AVAILABLE DATA –

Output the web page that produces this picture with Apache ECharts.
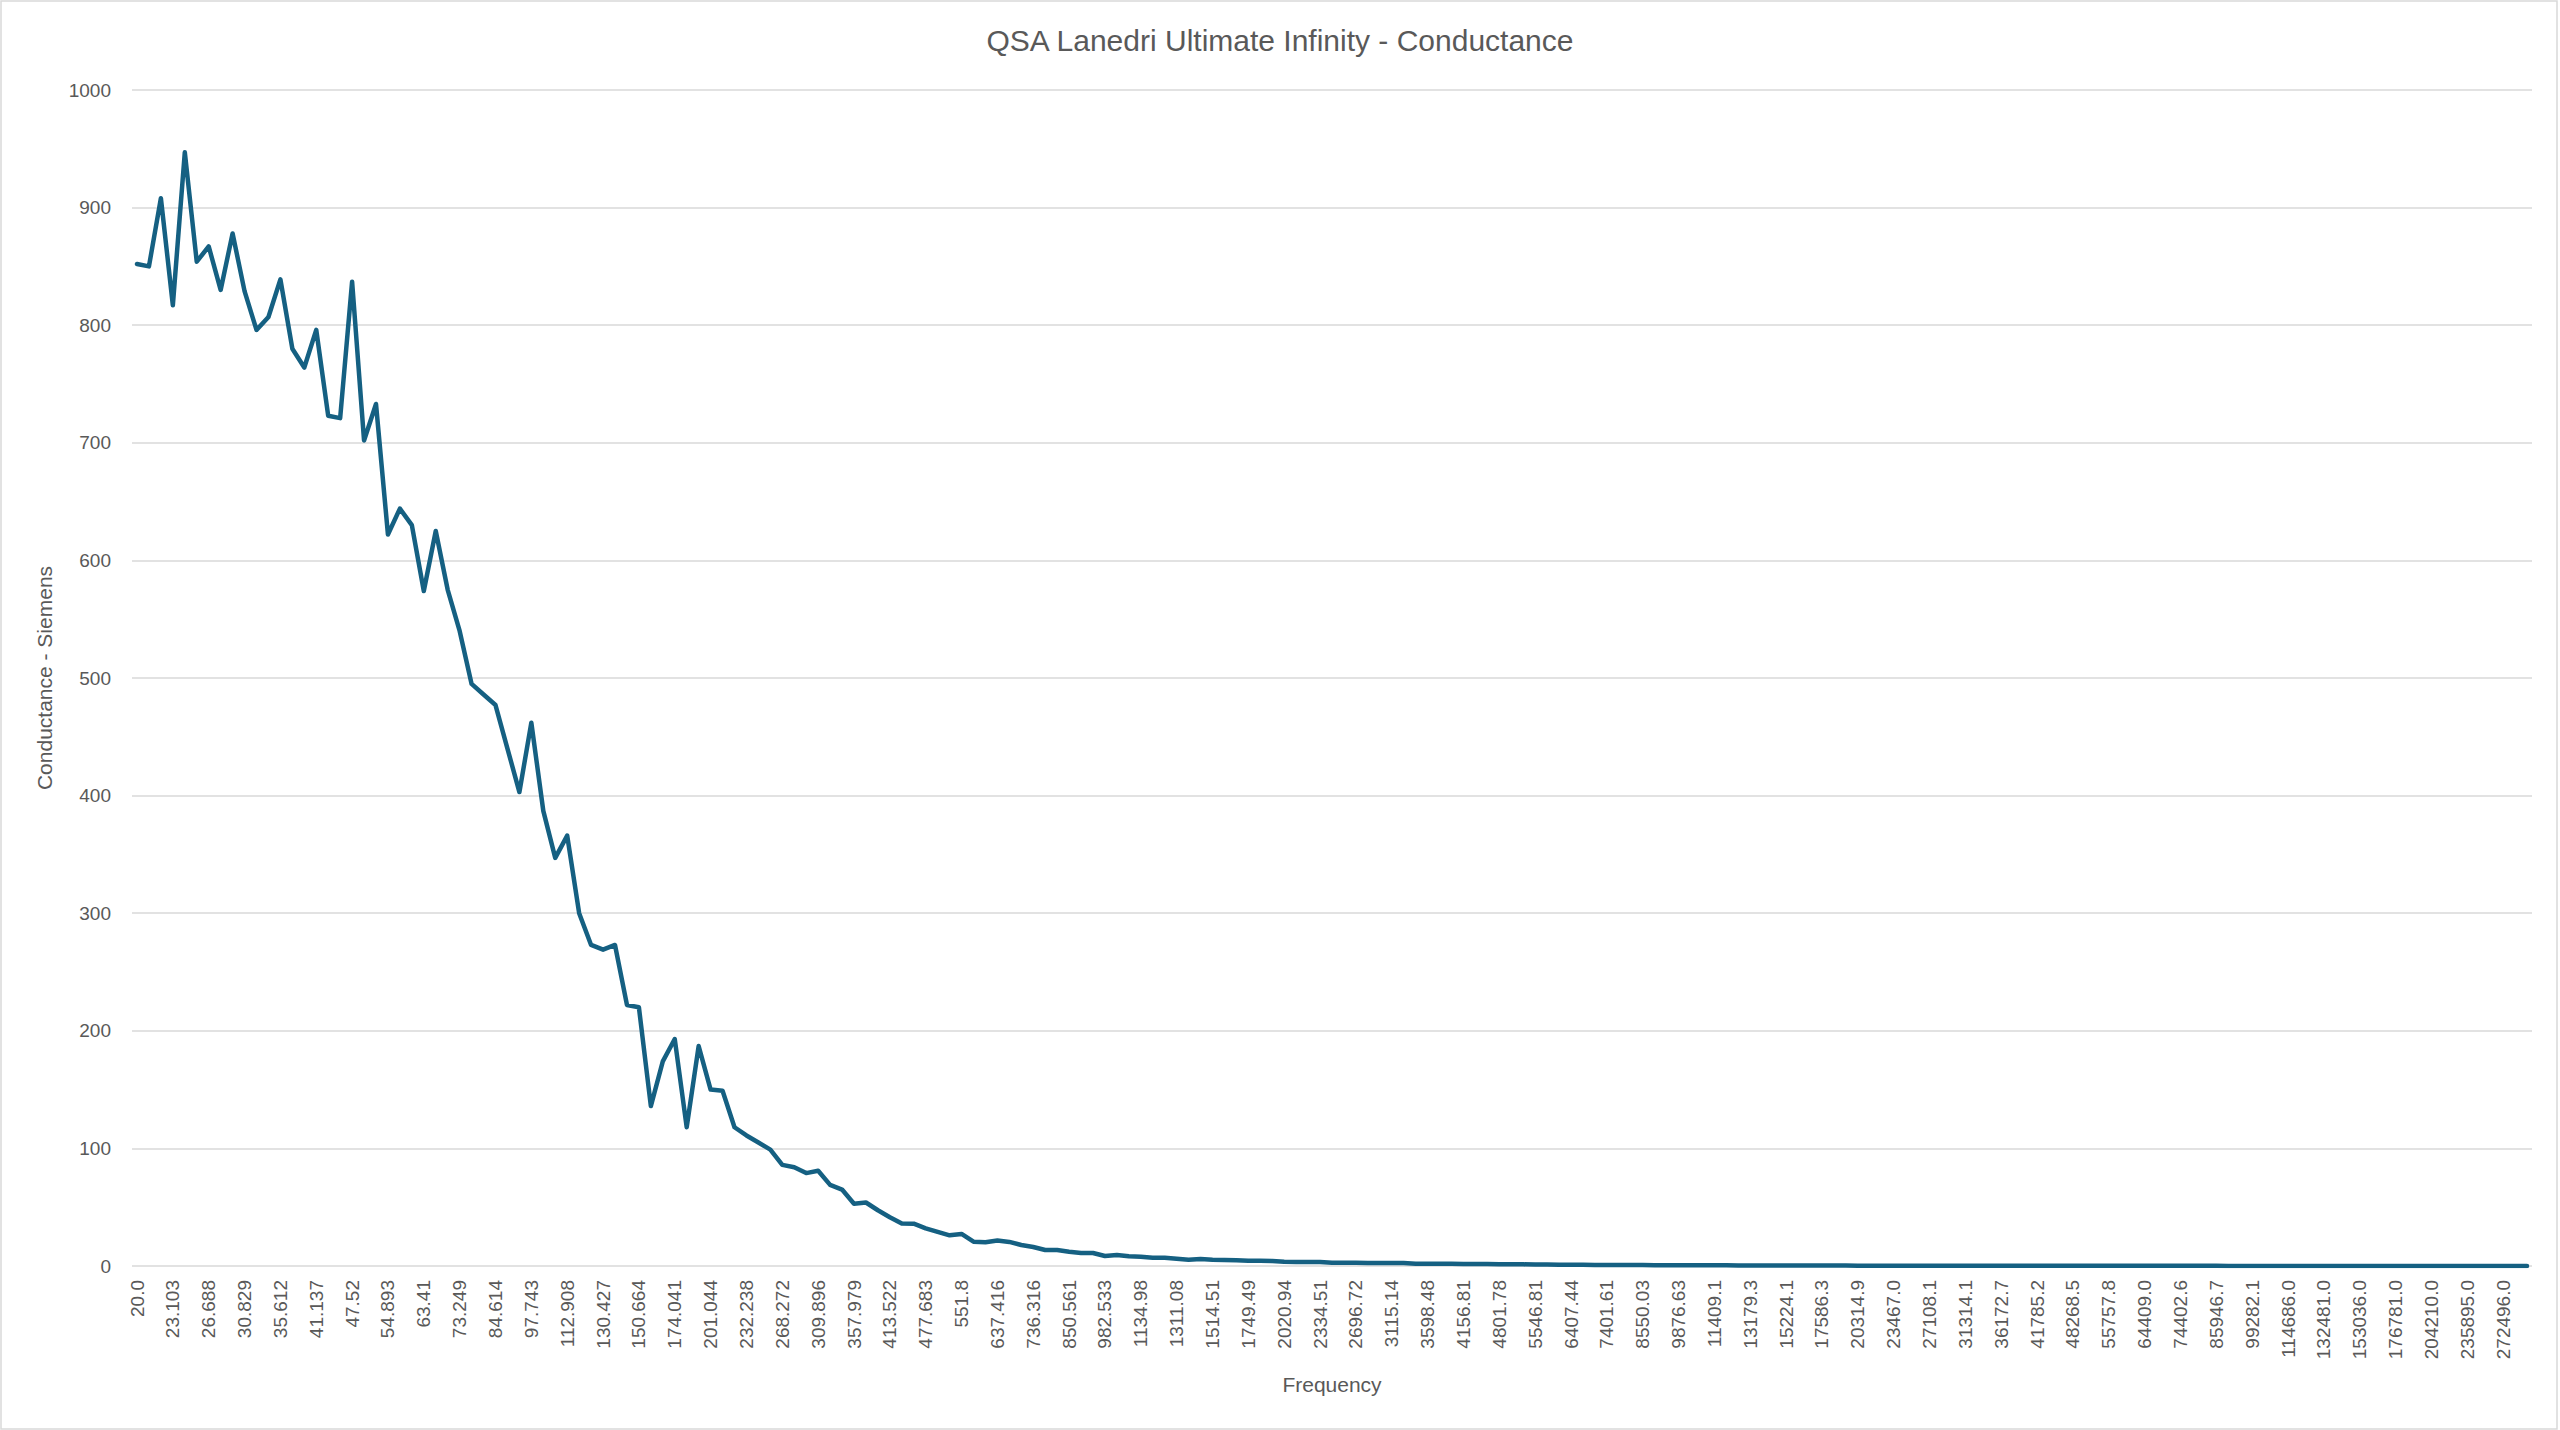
<!DOCTYPE html>
<html>
<head>
<meta charset="utf-8">
<title>QSA Lanedri Ultimate Infinity - Conductance</title>
<script src="https://cdn.jsdelivr.net/npm/echarts@6/dist/echarts.min.js"></script>
<style>
  html, body { margin: 0; padding: 0; background: #ffffff; }
  #chart { width: 2560px; height: 1430px; }
</style>
</head>
<body>
<div id="chart"></div>
<script>
// Frequency categories (Hz) – every third one is shown as an axis label
const frequencies = [
  "20.0","20.985","22.019","23.103","24.241","25.435","26.688","28.002","29.382",
  "30.829","32.347","33.941","35.612","37.366","39.206","41.137","43.163","45.289",
  "47.52","49.861","52.316","54.893","57.597","60.434","63.41","66.533","69.81",
  "73.249","76.857","80.642","84.614","88.782","93.154","97.743","102.557","107.609",
  "112.908","118.469","124.304","130.427","136.851","143.592","150.664","158.085","165.871",
  "174.041","182.613","191.608","201.044","210.946","221.336","232.238","243.677","255.679",
  "268.272","281.486","295.35","309.896","325.16","341.175","357.979","375.611","394.111",
  "413.522","433.89","455.26","477.683","501.211","525.898","551.8","578.978","607.495",
  "637.416","668.811","701.753","736.316","772.583","810.635","850.561","892.455","936.412",
  "982.533","1030.93","1081.7","1134.98","1190.88","1249.54","1311.08","1375.66","1443.41",
  "1514.51","1589.11","1667.38","1749.49","1835.66","1926.07","2020.94","2120.48","2224.92",
  "2334.51","2449.49","2570.14","2696.72","2829.54","2968.91","3115.14","3268.57","3429.56",
  "3598.48","3775.72","3961.69","4156.81","4361.55","4576.38","4801.78","5038.29","5286.45",
  "5546.81","5820.01","6106.67","6407.44","6723.03","7054.17","7401.61","7766.17","8148.68",
  "8550.03","8971.15","9413.02","9876.63","10363.1","10873.5","11409.1","11971.0","12560.7",
  "13179.3","13828.4","14509.5","15224.1","15973.9","16760.7","17586.3","18452.5","19361.4",
  "20314.9","21315.5","22365.4","23467.0","24622.8","25835.6","27108.1","28443.3","29844.2",
  "31314.1","32856.4","34474.8","36172.7","37954.4","39823.8","41785.2","43843.3","46002.8",
  "48268.5","50645.9","53140.4","55757.8","58504.1","61385.6","64409.0","67581.4","70910.1",
  "74402.6","78067.2","81912.3","85946.7","90179.9","94621.7","99282.1","104172.0","109303.0",
  "114686.0","120335.0","126262.0","132481.0","139006.0","145853.0","153036.0","160574.0","168482.0",
  "176781.0","185488.0","194624.0","204210.0","214268.0","224822.0","235895.0","247514.0","259705.0",
  "272496.0","285917.0","300000.0"
];

// Conductance (Siemens), one value per frequency
const conductance = [
  852, 850, 908, 817, 947, 854, 867, 830, 878, 829,
  796, 807, 839, 780, 764, 796, 723, 721, 837, 702,
  733, 622, 644, 630, 574, 625, 575, 540, 495, 486,
  477, 440, 403, 462, 387, 347, 366, 300, 273, 269,
  273, 222, 220, 136, 174, 193, 118, 187, 150, 149,
  118, 111, 105, 99, 86, 84, 79, 81, 69, 65,
  53, 54, 47.4, 41.5, 36.1, 36, 32, 29, 26.1, 27.3,
  20.7, 20.2, 21.6, 20.5, 17.9, 16.2, 13.6, 13.6, 12.2, 11.1,
  11.1, 8.5, 9.4, 8.2, 7.9, 7.1, 7.1, 6.2, 5.4, 6.0,
  5.4, 5.1, 4.8, 4.5, 4.5, 4.3, 3.7, 3.4, 3.4, 3.4,
  2.8, 2.8, 2.8, 2.6, 2.6, 2.6, 2.5, 2.0, 2.0, 1.9,
  1.9, 1.8, 1.7, 1.6, 1.5, 1.5, 1.4, 1.3, 1.2, 1.1,
  1.0, 1.0, 0.9, 0.9, 0.8, 0.8, 0.8, 0.7, 0.7, 0.7,
  0.6, 0.6, 0.6, 0.6, 0.5, 0.5, 0.5, 0.5, 0.5, 0.4,
  0.4, 0.4, 0.4, 0.4, 0.3, 0.3, 0.3, 0.3, 0.3, 0.2,
  0.2, 0.2, 0.2, 0.2, 0.2, 0.2, 0.2, 0.2, 0.2, 0.2,
  0.2, 0.2, 0.2, 0.2, 0.2, 0.2, 0.2, 0.2, 0.2, 0.2,
  0.2, 0.2, 0.2, 0.2, 0.2, 0.1, 0.1, 0.1, 0.1, 0.1,
  0.1, 0.1, 0.1, 0.1, 0.1, 0.1, 0.1, 0.1, 0.1, 0.1,
  0.1, 0.1, 0.1, 0.1, 0.1, 0.1, 0.1, 0.1, 0.1, 0.1,
  0.1
];

const yTicks = { min: 0, max: 1000, interval: 100 };

const chartTitle = "QSA Lanedri Ultimate Infinity - Conductance";
const xTitle = "Frequency";
const yTitle = "Conductance - Siemens";

const textColor = "#595959";
const gridColor = "#d9d9d9";
const lineColor = "#156082";
const sans = "'Liberation Sans', Arial, sans-serif";

const chart = echarts.init(document.getElementById('chart'), null, { renderer: 'svg' });

chart.setOption({
  backgroundColor: '#ffffff',
  animation: false,
  title: {
    text: chartTitle,
    left: 'center',
    top: 20,
    textStyle: {
      fontFamily: "'Liberation Sans Narrow', 'Liberation Sans', sans-serif",
      fontSize: 30,
      fontWeight: 'normal',
      color: textColor
    }
  },
  graphic: [{
    type: 'rect',
    silent: true,
    shape: { x: 1, y: 1, width: 2556, height: 1428 },
    style: { fill: 'none', stroke: gridColor, lineWidth: 1.5 }
  }],
  grid: [
    { left: 132, right: 28, top: 90, bottom: 164 },
    { left: 137, right: 33, top: 90, bottom: 164 }
  ],
  xAxis: [
    { gridIndex: 0, type: 'value', min: 0, max: 1, show: false },
    {
      gridIndex: 1,
      type: 'category',
      data: frequencies,
      boundaryGap: false,
      axisLine: { show: false },
      axisTick: { show: false },
      splitLine: { show: false },
      axisLabel: {
        interval: 2,
        rotate: 90,
        margin: 14,
        fontSize: 19,
        fontFamily: sans,
        color: textColor
      },
      name: xTitle,
      nameLocation: 'middle',
      nameGap: 108,
      nameTextStyle: { fontSize: 21, fontFamily: sans, color: textColor }
    }
  ],
  yAxis: [
    {
      gridIndex: 0,
      type: 'value',
      min: yTicks.min,
      max: yTicks.max,
      interval: yTicks.interval,
      axisLine: { show: false },
      axisTick: { show: false },
      splitLine: { show: true, lineStyle: { color: gridColor, width: 1.5 } },
      axisLabel: {
        margin: 21, fontSize: 19, fontFamily: sans, color: textColor,
        formatter: function (v) { return String(v); }
      },
      name: yTitle,
      nameLocation: 'middle',
      nameGap: 77,
      nameTextStyle: { fontSize: 21, fontFamily: sans, color: textColor }
    },
    {
      gridIndex: 1,
      type: 'value',
      min: yTicks.min,
      max: yTicks.max,
      interval: yTicks.interval,
      show: false
    }
  ],
  series: [{
    type: 'line',
    xAxisIndex: 1,
    yAxisIndex: 1,
    data: conductance,
    showSymbol: false,
    symbol: 'none',
    smooth: false,
    lineStyle: { color: lineColor, width: 4.5, cap: 'round', join: 'round' }
  }]
});
</script>
</body>
</html>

SET PROBLEM –
Make an exact copy of the data, leaving its pictures out.

ANSWER IN FULL –
Output the web page that produces this picture with Apache ECharts.
<!DOCTYPE html>
<html>
<head>
<meta charset="utf-8">
<title>QSA Lanedri Ultimate Infinity - Conductance</title>
<script src="https://cdn.jsdelivr.net/npm/echarts@6/dist/echarts.min.js"></script>
<style>
  html, body { margin: 0; padding: 0; background: #ffffff; }
  #chart { width: 2560px; height: 1430px; }
</style>
</head>
<body>
<div id="chart"></div>
<script>
// Frequency categories (Hz) – every third one is shown as an axis label
const frequencies = [
  "20.0","20.985","22.019","23.103","24.241","25.435","26.688","28.002","29.382",
  "30.829","32.347","33.941","35.612","37.366","39.206","41.137","43.163","45.289",
  "47.52","49.861","52.316","54.893","57.597","60.434","63.41","66.533","69.81",
  "73.249","76.857","80.642","84.614","88.782","93.154","97.743","102.557","107.609",
  "112.908","118.469","124.304","130.427","136.851","143.592","150.664","158.085","165.871",
  "174.041","182.613","191.608","201.044","210.946","221.336","232.238","243.677","255.679",
  "268.272","281.486","295.35","309.896","325.16","341.175","357.979","375.611","394.111",
  "413.522","433.89","455.26","477.683","501.211","525.898","551.8","578.978","607.495",
  "637.416","668.811","701.753","736.316","772.583","810.635","850.561","892.455","936.412",
  "982.533","1030.93","1081.7","1134.98","1190.88","1249.54","1311.08","1375.66","1443.41",
  "1514.51","1589.11","1667.38","1749.49","1835.66","1926.07","2020.94","2120.48","2224.92",
  "2334.51","2449.49","2570.14","2696.72","2829.54","2968.91","3115.14","3268.57","3429.56",
  "3598.48","3775.72","3961.69","4156.81","4361.55","4576.38","4801.78","5038.29","5286.45",
  "5546.81","5820.01","6106.67","6407.44","6723.03","7054.17","7401.61","7766.17","8148.68",
  "8550.03","8971.15","9413.02","9876.63","10363.1","10873.5","11409.1","11971.0","12560.7",
  "13179.3","13828.4","14509.5","15224.1","15973.9","16760.7","17586.3","18452.5","19361.4",
  "20314.9","21315.5","22365.4","23467.0","24622.8","25835.6","27108.1","28443.3","29844.2",
  "31314.1","32856.4","34474.8","36172.7","37954.4","39823.8","41785.2","43843.3","46002.8",
  "48268.5","50645.9","53140.4","55757.8","58504.1","61385.6","64409.0","67581.4","70910.1",
  "74402.6","78067.2","81912.3","85946.7","90179.9","94621.7","99282.1","104172.0","109303.0",
  "114686.0","120335.0","126262.0","132481.0","139006.0","145853.0","153036.0","160574.0","168482.0",
  "176781.0","185488.0","194624.0","204210.0","214268.0","224822.0","235895.0","247514.0","259705.0",
  "272496.0","285917.0","300000.0"
];

// Conductance (Siemens), one value per frequency
const conductance = [
  852, 850, 908, 817, 947, 854, 867, 830, 878, 829,
  796, 807, 839, 780, 764, 796, 723, 721, 837, 702,
  733, 622, 644, 630, 574, 625, 575, 540, 495, 486,
  477, 440, 403, 462, 387, 347, 366, 300, 273, 269,
  273, 222, 220, 136, 174, 193, 118, 187, 150, 149,
  118, 111, 105, 99, 86, 84, 79, 81, 69, 65,
  53, 54, 47.4, 41.5, 36.1, 36, 32, 29, 26.1, 27.3,
  20.7, 20.2, 21.6, 20.5, 17.9, 16.2, 13.6, 13.6, 12.2, 11.1,
  11.1, 8.5, 9.4, 8.2, 7.9, 7.1, 7.1, 6.2, 5.4, 6.0,
  5.4, 5.1, 4.8, 4.5, 4.5, 4.3, 3.7, 3.4, 3.4, 3.4,
  2.8, 2.8, 2.8, 2.6, 2.6, 2.6, 2.5, 2.0, 2.0, 1.9,
  1.9, 1.8, 1.7, 1.6, 1.5, 1.5, 1.4, 1.3, 1.2, 1.1,
  1.0, 1.0, 0.9, 0.9, 0.8, 0.8, 0.8, 0.7, 0.7, 0.7,
  0.6, 0.6, 0.6, 0.6, 0.5, 0.5, 0.5, 0.5, 0.5, 0.4,
  0.4, 0.4, 0.4, 0.4, 0.3, 0.3, 0.3, 0.3, 0.3, 0.2,
  0.2, 0.2, 0.2, 0.2, 0.2, 0.2, 0.2, 0.2, 0.2, 0.2,
  0.2, 0.2, 0.2, 0.2, 0.2, 0.2, 0.2, 0.2, 0.2, 0.2,
  0.2, 0.2, 0.2, 0.2, 0.2, 0.1, 0.1, 0.1, 0.1, 0.1,
  0.1, 0.1, 0.1, 0.1, 0.1, 0.1, 0.1, 0.1, 0.1, 0.1,
  0.1, 0.1, 0.1, 0.1, 0.1, 0.1, 0.1, 0.1, 0.1, 0.1,
  0.1
];

const yTicks = { min: 0, max: 1000, interval: 100 };

const chartTitle = "QSA Lanedri Ultimate Infinity - Conductance";
const xTitle = "Frequency";
const yTitle = "Conductance - Siemens";

const textColor = "#595959";
const gridColor = "#d9d9d9";
const lineColor = "#156082";
const sans = "'Liberation Sans', Arial, sans-serif";

const chart = echarts.init(document.getElementById('chart'), null, { renderer: 'svg' });

chart.setOption({
  backgroundColor: '#ffffff',
  animation: false,
  title: {
    text: chartTitle,
    left: 'center',
    top: 20,
    textStyle: {
      fontFamily: "'Liberation Sans Narrow', 'Liberation Sans', sans-serif",
      fontSize: 30,
      fontWeight: 'normal',
      color: textColor
    }
  },
  graphic: [{
    type: 'rect',
    silent: true,
    shape: { x: 1, y: 1, width: 2556, height: 1428 },
    style: { fill: 'none', stroke: gridColor, lineWidth: 1.5 }
  }],
  grid: [
    { left: 132, right: 28, top: 90, bottom: 164 },
    { left: 137, right: 33, top: 90, bottom: 164 }
  ],
  xAxis: [
    { gridIndex: 0, type: 'value', min: 0, max: 1, show: false },
    {
      gridIndex: 1,
      type: 'category',
      data: frequencies,
      boundaryGap: false,
      axisLine: { show: false },
      axisTick: { show: false },
      splitLine: { show: false },
      axisLabel: {
        interval: 2,
        rotate: 90,
        margin: 14,
        fontSize: 19,
        fontFamily: sans,
        color: textColor
      },
      name: xTitle,
      nameLocation: 'middle',
      nameGap: 108,
      nameTextStyle: { fontSize: 21, fontFamily: sans, color: textColor }
    }
  ],
  yAxis: [
    {
      gridIndex: 0,
      type: 'value',
      min: yTicks.min,
      max: yTicks.max,
      interval: yTicks.interval,
      axisLine: { show: false },
      axisTick: { show: false },
      splitLine: { show: true, lineStyle: { color: gridColor, width: 1.5 } },
      axisLabel: {
        margin: 21, fontSize: 19, fontFamily: sans, color: textColor,
        formatter: function (v) { return String(v); }
      },
      name: yTitle,
      nameLocation: 'middle',
      nameGap: 77,
      nameTextStyle: { fontSize: 21, fontFamily: sans, color: textColor }
    },
    {
      gridIndex: 1,
      type: 'value',
      min: yTicks.min,
      max: yTicks.max,
      interval: yTicks.interval,
      show: false
    }
  ],
  series: [{
    type: 'line',
    xAxisIndex: 1,
    yAxisIndex: 1,
    data: conductance,
    showSymbol: false,
    symbol: 'none',
    smooth: false,
    lineStyle: { color: lineColor, width: 4.5, cap: 'round', join: 'round' }
  }]
});
</script>
</body>
</html>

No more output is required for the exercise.